In early December, Mr. Woo and Mr. Wilson came together for the show’s opening at Longwood’s 22,000-square-foot gallery at Hostos Community College in the South Bronx, where Mr. Woo’s design, which protests the renovation of Yankee Stadium and the resulting ejection of residents from a local park, was on display only a few feet away from “Black Now.” The two aren’t as disparate as they may at first seem, according to Mr. Wilson and the other past Longwood directors who came together to curate “South Bronx Contemporary.”

This is what Longwood has always been about — seeking out art that might not be accepted elsewhere in the New York art scene, especially when it concerns issues relevant to South Bronx residents.

“The Bronx was, and still is, an outpost of the art world,” Mr. Wilson said, recalling his days as curator of Longwood in the 1980s. Back then, artists of color had yet to penetrate the downtown art scene in large numbers. Mr. Wilson, who was born in the Bronx in 1954 to a black father and a mother of Caribbean descent, took the opportunity to work with artists who “were not getting shown elsewhere, and mixing it up with artists who were more tried and true, and letting that dialogue happen with no pressure from the market or the art world.”

It didn’t take long for the art world to take notice of the dialogue happening at Longwood, which often focused on identity politics, urbanism, and racism. Long after Mr. Wilson himself became famous with the 1993 exhibit “Mining the Museum” at the Maryland Historical Society in Baltimore, important dialogue is still happening at Longwood.

In “Black Now,” Mr. Wilson explores the myriad meanings of the word “black” in 2006, through works by artists like Chakaia Booker and ordinary items Mr. Wilson collected over the years or ordered on the Internet, from black soap to pasta to videos.

In the similarly themed “The Black Factory,” part of Ms. Hertz’s “Street Disturbance” installation, performance artist William Pope.L traveled around the country with an interactive workshop on wheels, asking people to contribute and discuss items that represented black culture to them.

It is Mr. Ramoran’s installation, “Everyday Is Like Sunday,” that devotes the most attention to “underrecognized” Bronx artists, testing the boundaries between amateur and professional art through works like Mr. Woo’s anti-Yankees T-shirt, and “South Bronx Monopoly,” by longtime Bronx resident Sally DeJesus.

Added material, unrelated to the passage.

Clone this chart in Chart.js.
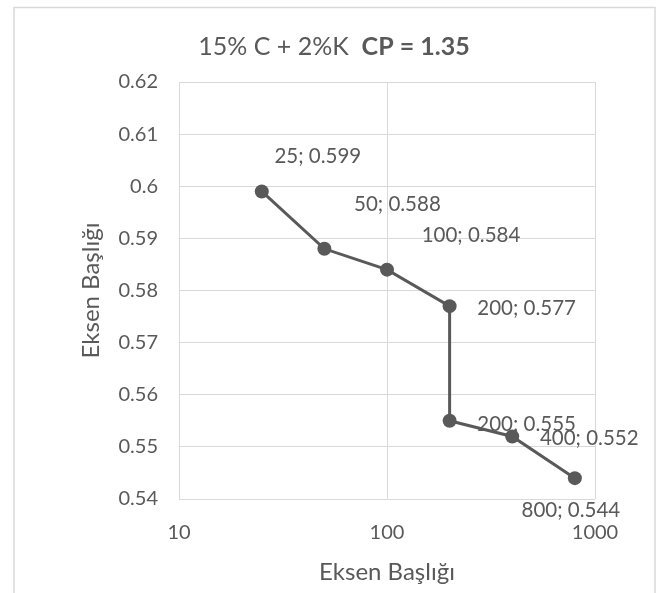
<!DOCTYPE html>
<html>
<head>
<meta charset="utf-8">
<script src="https://cdn.jsdelivr.net/npm/chart.js"></script>
<style>
  html, body { margin: 0; padding: 0; background: #fff; }
  canvas { display: block; }
</style>
</head>
<body>
<canvas id="chart" width="665" height="593"></canvas>
<script>
// Data
const xValues = [25, 50, 100, 200, 200, 400, 800];
const yValues = [0.599, 0.588, 0.584, 0.577, 0.555, 0.552, 0.544];
const xTicks = [10, 100, 1000];
const yTicks = [0.54, 0.55, 0.56, 0.57, 0.58, 0.59, 0.6, 0.61, 0.62];
const titleNormal = '15% C + 2%K  ';
const titleBold = 'CP = 1.35';
const axisTitle = 'Eksen Başlığı';

// label offsets from each point (px), like the hand-placed Excel labels
const labelOffsets = [[56, -35], [73, -44], [84, -34], [77, 2], [77, 4], [77, 2], [-4, 32]];

const textColor = '#595959';
const gridColor = '#d9d9d9';

const frame = {
    id: 'frame',
    beforeDraw(chart){
        const ctx = chart.ctx;
        ctx.save();
        ctx.strokeStyle = gridColor;
        ctx.lineWidth = 1.5;
        ctx.strokeRect(14, 7.5, 641, 600);
        ctx.restore();
    },
    afterDraw(chart){
        const ctx = chart.ctx;
        ctx.save();
        ctx.fillStyle = textColor;
        ctx.textBaseline = 'middle';
        ctx.font = '25px Lato';
        const w1 = ctx.measureText(titleNormal).width;
        ctx.font = 'bold 25px Lato';
        const w2 = ctx.measureText(titleBold).width;
        let x = 334 - (w1 + w2) / 2;
        ctx.textAlign = 'left';
        ctx.font = '25px Lato';
        ctx.fillText(titleNormal, x, 47);
        ctx.font = 'bold 25px Lato';
        ctx.fillText(titleBold, x + w1, 47);
        ctx.restore();
    }
};

const pointLabels = {
    id: 'pointLabels',
    afterDatasetsDraw(chart){
        const ctx = chart.ctx;
        const meta = chart.getDatasetMeta(0);
        ctx.save();
        ctx.fillStyle = textColor;
        ctx.font = '20.5px Lato';
        ctx.textAlign = 'center';
        ctx.textBaseline = 'middle';
        meta.data.forEach((pt, i)=>{
            const off = labelOffsets[i];
            ctx.fillText(xValues[i] + '; ' + yValues[i], pt.x + off[0], pt.y + off[1]);
        });
        ctx.restore();
    }
};

Chart.defaults.font.family = 'Lato';
Chart.defaults.font.size = 20;
Chart.defaults.color = textColor;

new Chart(document.getElementById('chart'), {
    type: 'scatter',
    data: {
        datasets: [{
            data: xValues.map((x, i)=>({x: x, y: yValues[i]})),
            showLine: true,
            borderColor: textColor,
            borderWidth: 3,
            pointRadius: 7,
            pointHoverRadius: 7,
            pointBackgroundColor: textColor,
            pointBorderWidth: 0
        }]
    },
    options: {
        responsive: false,
        animation: false,
        events: [],
        layout: { padding: { top: 82, right: 70, bottom: 0, left: 0 } },
        plugins: {
            legend: { display: false },
            tooltip: { enabled: false },
            title: { display: false }
        },
        scales: {
            x: {
                type: 'logarithmic',
                min: 10,
                max: 1000,
                afterBuildTicks: s => { s.ticks = xTicks.map(v=>({value: v})); },
                afterFit: s => { s.height = 94; },
                grid: { color: gridColor, drawTicks: false },
                border: { display: false },
                ticks: { padding: 22, callback: v => String(v), maxRotation: 0 },
                title: { display: true, text: axisTitle, font: { size: 24 }, padding: { top: 0, bottom: 6 } }
            },
            y: {
                min: 0.54,
                max: 0.62,
                afterBuildTicks: s => { s.ticks = yTicks.map(v=>({value: v})); },
                afterFit: s => { s.width = 179; },
                grid: { color: gridColor, drawTicks: false },
                border: { display: false },
                ticks: { padding: 21, callback: v => String(Number(v.toFixed(2))) },
                title: { display: true, text: axisTitle, font: { size: 24 }, padding: { top: 77, bottom: 0 } }
            }
        }
    },
    plugins: [frame, pointLabels]
});
</script>
</body>
</html>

Ms. DeJesus created “South Bronx Monopoly” to reflect her concerns about gentrification, covering the game’s tiny red hotel pieces with photographs she snapped of the CVS stores and McDonald’s restaurants that are popping up from 149th Street to Hunts Point.

Ms. DeJesus, 48, has produced artwork all her life, but almost never showed it in public. She said she’s thrilled Mr. Ramoran chose to focus on people like herself, who can’t devote all their time to art. “I have a child I’m raising, ” Ms. DeJesus said. “I’m not able to spend as much time making things as I would like. It’s nice to be recognized.”

Until March 10 (450 Grand Concourse, between 144th Street and Hostos Boulevard, the Bronx, 718-518-6728).